Das sind so Gedanken, die einem bei einem winterlichen Lauf kommen, wenn man dann auch noch die für einen richtige Musik hört. Man schaltet komplett ab, isoliert sich von der Umgebung und findet sich in seinen Gedanken wieder. Im positiven Sinne. Da man vermutlich nie klarer denken kann als beim Laufen. Das macht den Reiz aus. Es geht beim Laufen nicht, wie immer wieder unterstellt, ums Abnehmen. Es hat, so albern es klingt, etwas sehr Meditatives. Man muss allerdings aufpassen, dass man die Autos nicht übersieht.

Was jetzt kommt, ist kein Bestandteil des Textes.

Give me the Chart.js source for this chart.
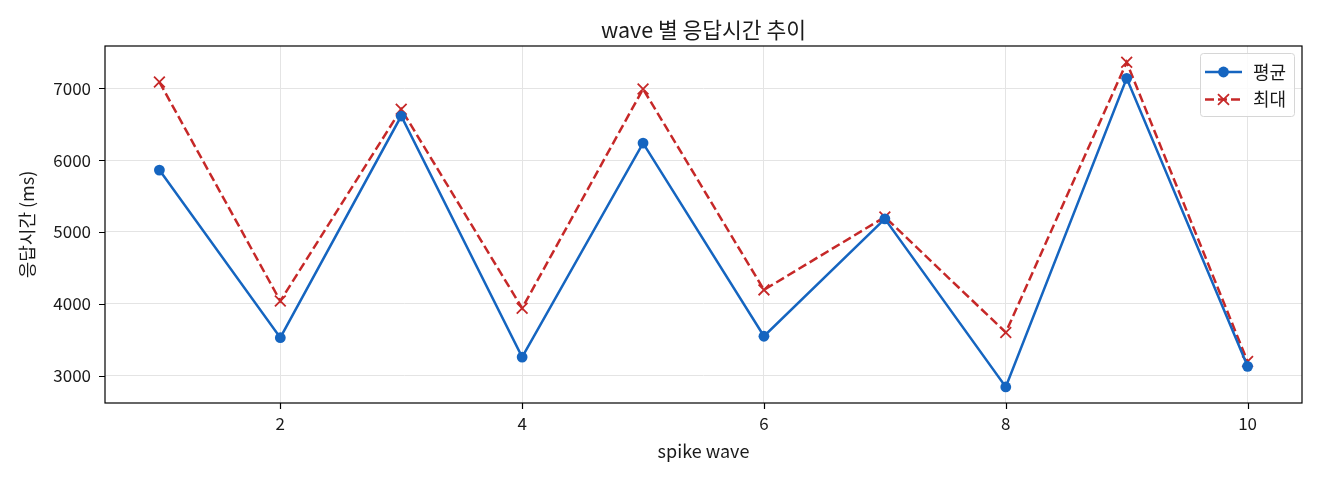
<!DOCTYPE html>
<html>
<head>
<meta charset="utf-8">
<script src="https://cdn.jsdelivr.net/npm/chart.js@4.4.1/dist/chart.umd.min.js"></script>
<style>
  html, body { margin: 0; padding: 0; background: #ffffff; }
  #wrap { width: 1320px; height: 480px; }
</style>
</head>
<body>
<div id="wrap"><canvas id="c" width="1320" height="480"></canvas></div>
<script>
const waves = [1, 2, 3, 4, 5, 6, 7, 8, 9, 10];
const avgMs = [5861, 3530, 6612, 3260, 6236, 3550, 5183, 2845, 7136, 3132];
const maxMs = [7085, 4040, 6708, 3940, 6988, 4195, 5208, 3603, 7360, 3198];
const xTicks = [2, 4, 6, 8, 10];
const yTicks = [3000, 4000, 5000, 6000, 7000];
const seriesNames = ['평균', '최대'];
const titleText = 'wave 별 응답시간 추이';
const xTitle = 'spike wave';
const yTitle = '응답시간 (ms)';

const FONT = "'Noto Sans CJK KR', 'Noto Sans', sans-serif";
const BLUE = '#1565c0';
const RED = '#c62828';
const TEXT = '#1a1a1a';

const frame = {
  id: 'frame',
  afterDraw(chart) {
    const { ctx, chartArea: a, scales } = chart;
    ctx.save();
    // axes frame
    ctx.strokeStyle = '#000';
    ctx.lineWidth = 1.2;
    ctx.strokeRect(a.left, a.top, a.right - a.left, a.bottom - a.top);
    // tick marks
    ctx.beginPath();
    xTicks.forEach(v => {
      const px = Math.round(scales.x.getPixelForValue(v)) + 0.5;
      ctx.moveTo(px, a.bottom);
      ctx.lineTo(px, a.bottom + 6);
    });
    yTicks.forEach(v => {
      const py = Math.round(scales.y.getPixelForValue(v)) + 0.5;
      ctx.moveTo(a.left, py);
      ctx.lineTo(a.left - 6, py);
    });
    ctx.stroke();
    // title centred over the plot area
    ctx.fillStyle = TEXT;
    ctx.font = '21.5px ' + FONT;
    ctx.textAlign = 'center';
    ctx.textBaseline = 'middle';
    ctx.fillText(titleText, (a.left + a.right) / 2, 29.5);
    // legend
    const ds = chart.data.datasets;
    const bx = 1200, by = 53, bw = 94, bh = 63;
    ctx.fillStyle = 'rgba(255,255,255,0.85)';
    ctx.strokeStyle = '#d6d6d6';
    ctx.lineWidth = 1;
    ctx.beginPath();
    if (ctx.roundRect) ctx.roundRect(bx + 0.5, by + 0.5, bw, bh, 3); else ctx.rect(bx + 0.5, by + 0.5, bw, bh);
    ctx.fill();
    ctx.stroke();
    const rows = [72, 99.5];
    ds.forEach((d, i) => {
      const y = rows[i];
      ctx.strokeStyle = d.borderColor;
      ctx.lineWidth = d.borderWidth;
      ctx.setLineDash(d.borderDash || []);
      ctx.beginPath();
      ctx.moveTo(1205, y);
      ctx.lineTo(1242, y);
      ctx.stroke();
      ctx.setLineDash([]);
      if (d.pointStyle === 'circle') {
        ctx.fillStyle = d.pointBackgroundColor;
        ctx.beginPath();
        ctx.arc(1223.5, y, 5.4, 0, Math.PI * 2);
        ctx.fill();
      } else {
        ctx.strokeStyle = d.pointBorderColor;
        ctx.lineWidth = 1.8;
        ctx.beginPath();
        ctx.moveTo(1218, y - 5.4); ctx.lineTo(1229, y + 5.4);
        ctx.moveTo(1229, y - 5.4); ctx.lineTo(1218, y + 5.4);
        ctx.stroke();
      }
      ctx.fillStyle = TEXT;
      ctx.font = '18px ' + FONT;
      ctx.textBaseline = 'middle';
      ctx.textAlign = 'left';
      ctx.fillText(d.label, 1253, y);
    });
    ctx.restore();
  }
};

new Chart(document.getElementById('c'), {
  type: 'line',
  data: {
    datasets: [
      {
        label: seriesNames[0],
        data: waves.map((w, i) => ({ x: w, y: avgMs[i] })),
        borderColor: BLUE,
        backgroundColor: BLUE,
        borderWidth: 2.5,
        pointStyle: 'circle',
        pointRadius: 5.4,
        pointBackgroundColor: BLUE,
        pointBorderColor: BLUE,
        pointBorderWidth: 0,
        tension: 0
      },
      {
        label: seriesNames[1],
        data: waves.map((w, i) => ({ x: w, y: maxMs[i] })),
        borderColor: RED,
        backgroundColor: RED,
        borderWidth: 2.5,
        borderDash: [9, 4],
        pointStyle: 'crossRot',
        pointRadius: 7.6,
        pointBorderColor: RED,
        pointBackgroundColor: RED,
        pointBorderWidth: 1.8,
        tension: 0
      }
    ]
  },
  options: {
    responsive: false,
    animation: false,
    devicePixelRatio: 1,
    layout: { padding: { left: 0, right: 18, top: 46, bottom: 0 } },
    plugins: {
      legend: { display: false },
      tooltip: { enabled: false },
      title: { display: false }
    },
    scales: {
      x: {
        type: 'linear',
        min: 0.55,
        max: 10.45,
        afterBuildTicks(s) { s.ticks = xTicks.map(v => ({ value: v })); },
        afterFit(s) { s.height = 77; },
        ticks: {
          color: TEXT,
          font: { family: FONT, size: 17 },
          padding: 4,
          maxRotation: 0,
          autoSkip: false,
          callback: v => String(v)
        },
        grid: {
          color: '#e4e4e4',
          lineWidth: 1,
          tickColor: 'rgba(0,0,0,0)',
          tickLength: 6,
          drawTicks: true
        },
        border: { display: false },
        title: {
          display: true,
          text: xTitle,
          color: TEXT,
          font: { family: FONT, size: 18, lineHeight: 1.2 },
          padding: { top: 0, bottom: 18 }
        }
      },
      y: {
        type: 'linear',
        min: 2622,
        max: 7586,
        afterBuildTicks(s) { s.ticks = yTicks.map(v => ({ value: v })); },
        afterFit(s) { s.width = 105; },
        ticks: {
          color: TEXT,
          font: { family: FONT, size: 17 },
          padding: 8,
          autoSkip: false,
          callback: v => String(v)
        },
        grid: {
          color: '#e4e4e4',
          lineWidth: 1,
          tickColor: 'rgba(0,0,0,0)',
          tickLength: 6,
          drawTicks: true
        },
        border: { display: false },
        title: {
          display: true,
          text: yTitle,
          color: TEXT,
          font: { family: FONT, size: 18, lineHeight: 1.2 },
          padding: { top: 16, bottom: 0 }
        }
      }
    }
  },
  plugins: [frame]
});
</script>
</body>
</html>
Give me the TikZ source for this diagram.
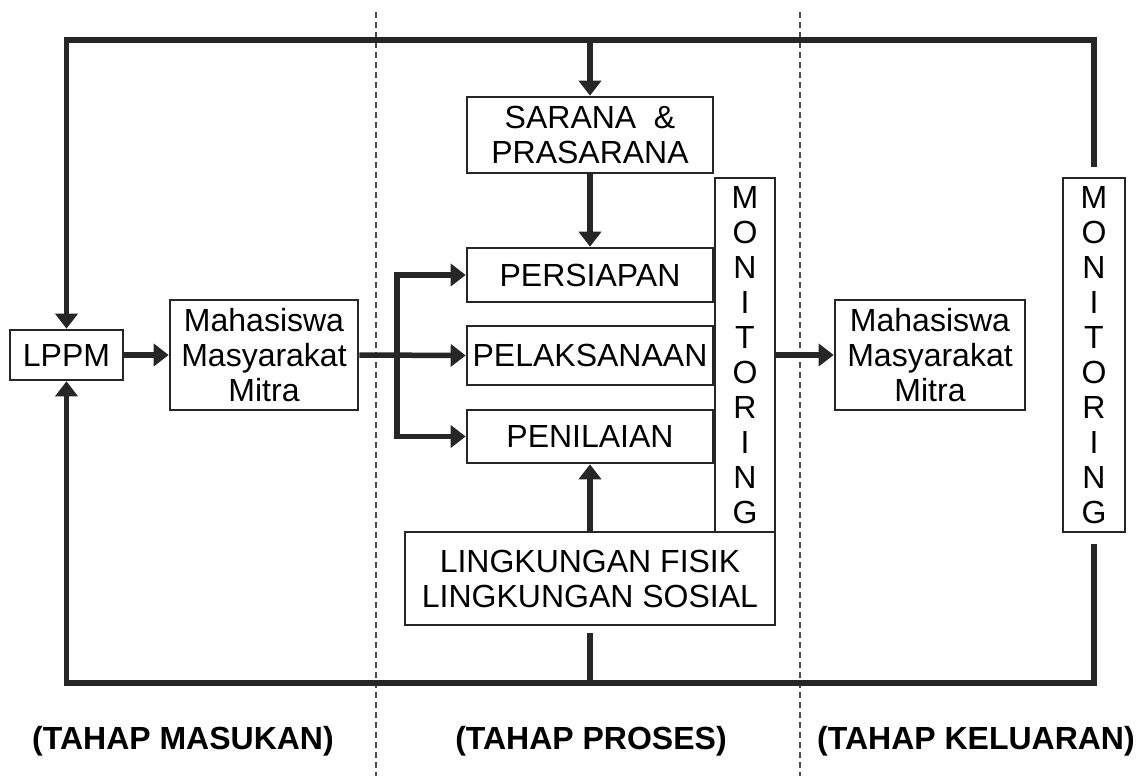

Um noch einen draufzusetzen auf meine Melancholie: Vor vier Jahren noch wohnte ich neben einem Wald, dem Düsseldorfer Stadtwald oder auch „Grafenberger Wald“. Meine Arbeitszeiten damals bedingten, dass ich schon um sechs Uhr morgens lief. Nicht ganz ohne Angst lief ich dann winters durch den Wald, in dem es angeblich Wildschweine geben soll. Sobald ich ein Rascheln hörte in der völligen Dunkelheit nur durchbrochen von meiner Stirnleuchte, legte ich einen Zahn zu, da für mich klar war: WILDSCHWEIN! Und nun ist das Schöne an jenem Wald, dass er im Grund ein kleiner Berg ist. Und sobald man oben war, hatte man Ausblick auf den morgendlichen Sternenhimmel. Dann die richtige Musik, Freunde, da geht das einem schon nahe.

Irgendwann geriet ich mal vom Weg ab, fand mich im Geäst und einer Herde von Rehen wieder. Die gibt es dort auch außerhalb des Wildparks. Was den Wildpark in Frage stellt. Egal. Da geht einem dann die Pumpe, da das Getrampel der Herde schon beeindruckend laut ist. Und denen geht auch die Pumpe. Alle Beteiligten also verfallen in eine gewisse Panik und rennen weg. Versehentlich lief ich erst mit ihnen mit, wechselte dann die Richtung. Dunkler Wald morgens um sechs ist schon beeindruckend.

Tja, das macht Laufen bei melancholischer Stimmung mit einem. Morgens um zehn.